The other major problem I have with the film is the whole idea that if you kill a terrorist leader, he’ll just be replaced by somebody worse, so what’s the point? This is absurd. Clearly, if an organization keeps on having leadership changes, and its leaders are always in constant fear of being killed, and they have to hide out and go to great lengths (and use more manpower) to protect themselves, they will be less effective than they would otherwise be. Real world evidence clearly demonstrates this. Targeted assassinations by Israel during the Second Intifada were instrumental in reducing the number of suicide bombings. Al Qaeda, too, is clearly having more trouble carrying out large scale attacks against America now than it did before we started going after them.

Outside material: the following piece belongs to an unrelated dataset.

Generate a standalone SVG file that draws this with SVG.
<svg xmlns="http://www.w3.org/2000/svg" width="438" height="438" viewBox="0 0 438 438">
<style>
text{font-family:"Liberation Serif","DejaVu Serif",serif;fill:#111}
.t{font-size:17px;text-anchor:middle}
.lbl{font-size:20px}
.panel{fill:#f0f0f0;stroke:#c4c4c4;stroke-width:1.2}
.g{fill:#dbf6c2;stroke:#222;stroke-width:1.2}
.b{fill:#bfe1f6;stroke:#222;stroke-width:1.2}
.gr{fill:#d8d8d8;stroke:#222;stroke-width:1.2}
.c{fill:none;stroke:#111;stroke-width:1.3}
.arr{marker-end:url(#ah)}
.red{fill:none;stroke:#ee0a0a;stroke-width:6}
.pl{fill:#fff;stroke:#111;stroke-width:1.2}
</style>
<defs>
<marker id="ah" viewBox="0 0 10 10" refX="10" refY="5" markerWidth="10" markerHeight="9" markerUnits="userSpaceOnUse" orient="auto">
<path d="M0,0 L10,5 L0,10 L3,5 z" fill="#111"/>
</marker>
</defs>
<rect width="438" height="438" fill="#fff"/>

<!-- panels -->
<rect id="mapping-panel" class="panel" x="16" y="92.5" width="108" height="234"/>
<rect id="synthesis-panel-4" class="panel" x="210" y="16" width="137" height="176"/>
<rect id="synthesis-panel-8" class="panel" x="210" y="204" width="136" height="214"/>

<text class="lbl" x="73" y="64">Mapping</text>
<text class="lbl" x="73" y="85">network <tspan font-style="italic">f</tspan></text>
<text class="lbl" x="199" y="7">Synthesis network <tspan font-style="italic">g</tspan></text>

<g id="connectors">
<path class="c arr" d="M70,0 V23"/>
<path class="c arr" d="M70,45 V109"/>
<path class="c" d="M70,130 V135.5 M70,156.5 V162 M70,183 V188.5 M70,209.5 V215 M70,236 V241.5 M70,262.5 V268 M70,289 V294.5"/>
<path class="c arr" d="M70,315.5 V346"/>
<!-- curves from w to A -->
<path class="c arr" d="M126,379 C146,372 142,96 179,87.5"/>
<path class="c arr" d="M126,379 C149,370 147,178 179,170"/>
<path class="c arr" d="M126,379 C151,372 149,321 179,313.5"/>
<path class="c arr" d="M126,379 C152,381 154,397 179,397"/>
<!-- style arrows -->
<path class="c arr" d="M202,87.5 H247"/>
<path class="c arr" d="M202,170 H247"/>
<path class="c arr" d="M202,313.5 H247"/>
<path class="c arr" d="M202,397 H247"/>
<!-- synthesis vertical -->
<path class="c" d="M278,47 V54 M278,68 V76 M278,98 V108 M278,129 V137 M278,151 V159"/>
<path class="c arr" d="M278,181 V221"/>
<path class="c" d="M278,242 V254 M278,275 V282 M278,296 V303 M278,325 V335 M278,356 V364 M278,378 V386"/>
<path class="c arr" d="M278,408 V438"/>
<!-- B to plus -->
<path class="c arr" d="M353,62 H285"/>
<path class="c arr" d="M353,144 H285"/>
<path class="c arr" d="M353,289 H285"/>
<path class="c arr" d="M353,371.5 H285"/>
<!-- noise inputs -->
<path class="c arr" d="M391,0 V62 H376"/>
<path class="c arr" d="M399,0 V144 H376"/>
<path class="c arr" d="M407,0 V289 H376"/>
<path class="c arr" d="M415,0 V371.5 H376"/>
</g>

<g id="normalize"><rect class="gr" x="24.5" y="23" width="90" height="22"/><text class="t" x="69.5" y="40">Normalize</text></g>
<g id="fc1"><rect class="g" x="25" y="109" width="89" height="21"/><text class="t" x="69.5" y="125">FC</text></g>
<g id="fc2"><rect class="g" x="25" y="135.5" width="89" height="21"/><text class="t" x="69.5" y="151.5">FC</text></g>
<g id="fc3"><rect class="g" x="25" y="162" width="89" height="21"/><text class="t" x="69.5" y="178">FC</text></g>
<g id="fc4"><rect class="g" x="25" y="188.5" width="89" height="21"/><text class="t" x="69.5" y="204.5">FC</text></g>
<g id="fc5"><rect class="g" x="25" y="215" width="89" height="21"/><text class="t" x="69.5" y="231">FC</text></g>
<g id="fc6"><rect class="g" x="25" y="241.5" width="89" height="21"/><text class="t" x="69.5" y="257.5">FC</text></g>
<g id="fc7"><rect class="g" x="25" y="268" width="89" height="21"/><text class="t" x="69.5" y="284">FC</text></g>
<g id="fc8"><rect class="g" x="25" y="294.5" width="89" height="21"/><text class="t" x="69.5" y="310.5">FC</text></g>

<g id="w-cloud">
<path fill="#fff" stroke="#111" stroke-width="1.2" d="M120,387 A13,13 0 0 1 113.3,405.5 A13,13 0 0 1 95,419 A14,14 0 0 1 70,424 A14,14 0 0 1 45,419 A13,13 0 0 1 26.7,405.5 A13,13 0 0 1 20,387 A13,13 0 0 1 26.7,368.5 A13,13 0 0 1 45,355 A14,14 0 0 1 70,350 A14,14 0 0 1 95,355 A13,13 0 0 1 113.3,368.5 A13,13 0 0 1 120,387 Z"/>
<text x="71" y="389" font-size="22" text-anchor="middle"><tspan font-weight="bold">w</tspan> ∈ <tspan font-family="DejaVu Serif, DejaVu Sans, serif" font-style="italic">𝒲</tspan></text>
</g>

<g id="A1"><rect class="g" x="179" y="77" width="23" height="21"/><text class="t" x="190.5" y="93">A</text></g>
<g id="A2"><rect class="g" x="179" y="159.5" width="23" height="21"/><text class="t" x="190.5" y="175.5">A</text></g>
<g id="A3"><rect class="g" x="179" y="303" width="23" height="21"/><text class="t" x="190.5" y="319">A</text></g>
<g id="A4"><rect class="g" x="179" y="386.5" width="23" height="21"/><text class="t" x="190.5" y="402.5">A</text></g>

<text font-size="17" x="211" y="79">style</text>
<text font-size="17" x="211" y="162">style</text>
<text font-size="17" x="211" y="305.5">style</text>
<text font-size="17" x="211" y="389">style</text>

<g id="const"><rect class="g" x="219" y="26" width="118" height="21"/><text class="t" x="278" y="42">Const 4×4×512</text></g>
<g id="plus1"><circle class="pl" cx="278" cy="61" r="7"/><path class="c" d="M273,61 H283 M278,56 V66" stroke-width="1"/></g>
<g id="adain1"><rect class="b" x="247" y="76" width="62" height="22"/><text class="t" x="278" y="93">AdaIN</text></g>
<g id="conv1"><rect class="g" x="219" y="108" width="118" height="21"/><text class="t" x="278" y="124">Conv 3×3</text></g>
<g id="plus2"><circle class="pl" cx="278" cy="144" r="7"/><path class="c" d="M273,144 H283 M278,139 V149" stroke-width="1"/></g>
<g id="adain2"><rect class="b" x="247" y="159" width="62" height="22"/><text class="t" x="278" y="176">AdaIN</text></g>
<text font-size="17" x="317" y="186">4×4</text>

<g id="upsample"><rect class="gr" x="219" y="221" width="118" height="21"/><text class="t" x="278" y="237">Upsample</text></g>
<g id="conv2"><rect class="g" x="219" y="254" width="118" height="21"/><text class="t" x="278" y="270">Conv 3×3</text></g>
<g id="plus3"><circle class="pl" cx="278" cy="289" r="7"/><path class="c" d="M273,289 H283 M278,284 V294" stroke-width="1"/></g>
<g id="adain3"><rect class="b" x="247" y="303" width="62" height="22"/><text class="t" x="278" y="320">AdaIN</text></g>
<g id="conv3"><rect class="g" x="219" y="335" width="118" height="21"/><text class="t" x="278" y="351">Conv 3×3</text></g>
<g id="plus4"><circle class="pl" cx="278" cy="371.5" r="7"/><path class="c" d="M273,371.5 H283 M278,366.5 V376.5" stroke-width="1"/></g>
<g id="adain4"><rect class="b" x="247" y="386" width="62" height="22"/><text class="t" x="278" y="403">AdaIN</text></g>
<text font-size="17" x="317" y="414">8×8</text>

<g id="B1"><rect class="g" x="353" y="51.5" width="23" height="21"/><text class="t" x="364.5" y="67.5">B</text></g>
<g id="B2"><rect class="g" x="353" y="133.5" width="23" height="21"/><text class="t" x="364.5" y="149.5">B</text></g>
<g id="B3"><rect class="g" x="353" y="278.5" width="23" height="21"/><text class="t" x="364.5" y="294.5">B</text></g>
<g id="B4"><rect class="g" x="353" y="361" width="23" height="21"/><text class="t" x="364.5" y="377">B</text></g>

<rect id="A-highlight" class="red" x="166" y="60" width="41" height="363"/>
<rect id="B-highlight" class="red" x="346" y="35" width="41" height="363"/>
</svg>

Essentially, at the end of the movie, after all that Avner has been through, he evolves into a modern day liberal. While in the beginning of the movie, he accepts the mission out of patriotism and duty, at the end of the movie, he refuses to go on another mission. In the final scene, Avner is:
a) Distrustful of his government (he asks, how do you know the people I killed
were really terrorists? What was the evidence? How can you be sure the
evidence was right?).
b) Naive (He asks, why couldn’t we just arrest them?)
c) Defeatist ( He says, if you kill a terrorist, you just create a new terrorist, so it will never end).
Having reached all of these conclusions, he decides that there’s no point to stay in Israel and fight terrorism, he may as well give up the futile battle, move to America, and live out his life in a fool’s paradise in Brooklyn.